Star Man

Star Man

dom sizedFrance and England cannot agree who invented bubbly. Amanda Barnes pops a few myths.

As the story goes, an old French monk, Dom Perignon, discovered Champagne completely by accident one day in 1697 – one of those beautiful mishaps that would change the world forever. After bottling his wine, he laid it down to rest for the winter and when he cracked it open the following year, he poured a glass and was surprised by this miracle product.

“Come quick!” he called to his robed colleagues, “I am drinking stars!” And so Champagne was born, allegedly.
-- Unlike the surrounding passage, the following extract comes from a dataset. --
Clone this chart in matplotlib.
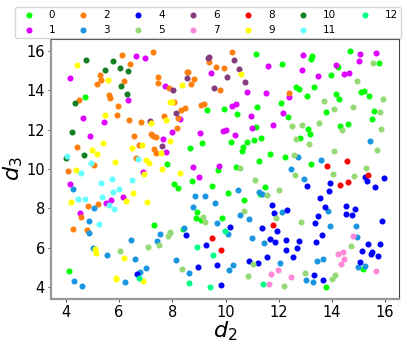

While Dom Perignon’s story makes good copy, there are a few hiccups in this French tale of accidentally-on-purpose. There is documented proof that Dom Perignon actually called this wine ‘devils wine’ because he felt the unexpected outcome was actually a curse. The volatile product would explode entire shelves of wine and was a dangerous nuisance. The the final bursting of this French bubble comes with the knowledge that the English had been making sparkling wine for at least 20 years before.

In December 1662, English scientist Christopher Merret in a rather less grandiose statement wrote in his book  “Some Observations Concerning the Order of Wines“ that “our wine-coopers of recent times add vast quantities of sugar and molasses to wines to make them drink brisk and sparkling”

It turns out the Brits had actually been making sparkling wine on purpose long before Dom P got dizzy. In fact, the word for sparkling wine (mousseux) didn’t appear in France until 1718.

However, as with every story of rivalry between these neighbouring nations, the French have another story to claim the Champagne throne, although this time not in Champagne at all. In Carscasonne in 1531 some Benedictine monks started making sparkling wine called Limoux with the rural method by bottling it before it finishes fermentation and gives a little fizz to the wine at the end. This is the first documentation of bubbly wine, although the ‘champenoise method’ of doing a second fermentation in bottle, remains an English invention. For now.

So when did the beautiful star drinking story appear? That would be in a Dom Perignon advert in the 19th century. 

Sparkling Wishlist

We all know nothing kicks off a party than a good bottle of bubbly. To help you get through the fiesta season here is my pick of some of the top sparkles in Argentina.

Cruzat Rose

Made by Don Pedro, the maestro of Argentine sparkling wine, this bottle of bubbly spends four years on the lees and the result is a beautiful pink sparkler with great structure, a rich mouth feel and delicate aromas.

Brut Xero, Domaine St Diego

Angel Mendoza is a real character in the Mendoza wine scene and his sparkling wine is made in the ‘metodo  rurale’ with just one fermentation finished in the bottle. Lovely and dry with apple pie aromas.

Alma 4, Bonarda

For a bubbly with a difference, try Sebastian Zuccardi’s red sparkling wine. A rule breaker and fashion maker, this bubbly Bonarda is definitely a foodie wine and will score points for bringing something different to the table.

Navarro Correas, Brut Malbec Rosé

In Argentina, you can’t not make a sparkling Malbec and this modern winery has admirably risen to the challenge. Delivering a fun rosé that wins points for its simplicity, red fruit aromas and great price point, bang on the nose at $50 AR.

Casa Margot, Blanc de Noir.
With half the wine coming from Syrah (and the other half Chardonnay), this is an unusual Blanc de Noir. A lovely colour and a long finish, this is best served at Casa Margot’s gorgeous restaurant in a refurbished artist’s house in Chacras.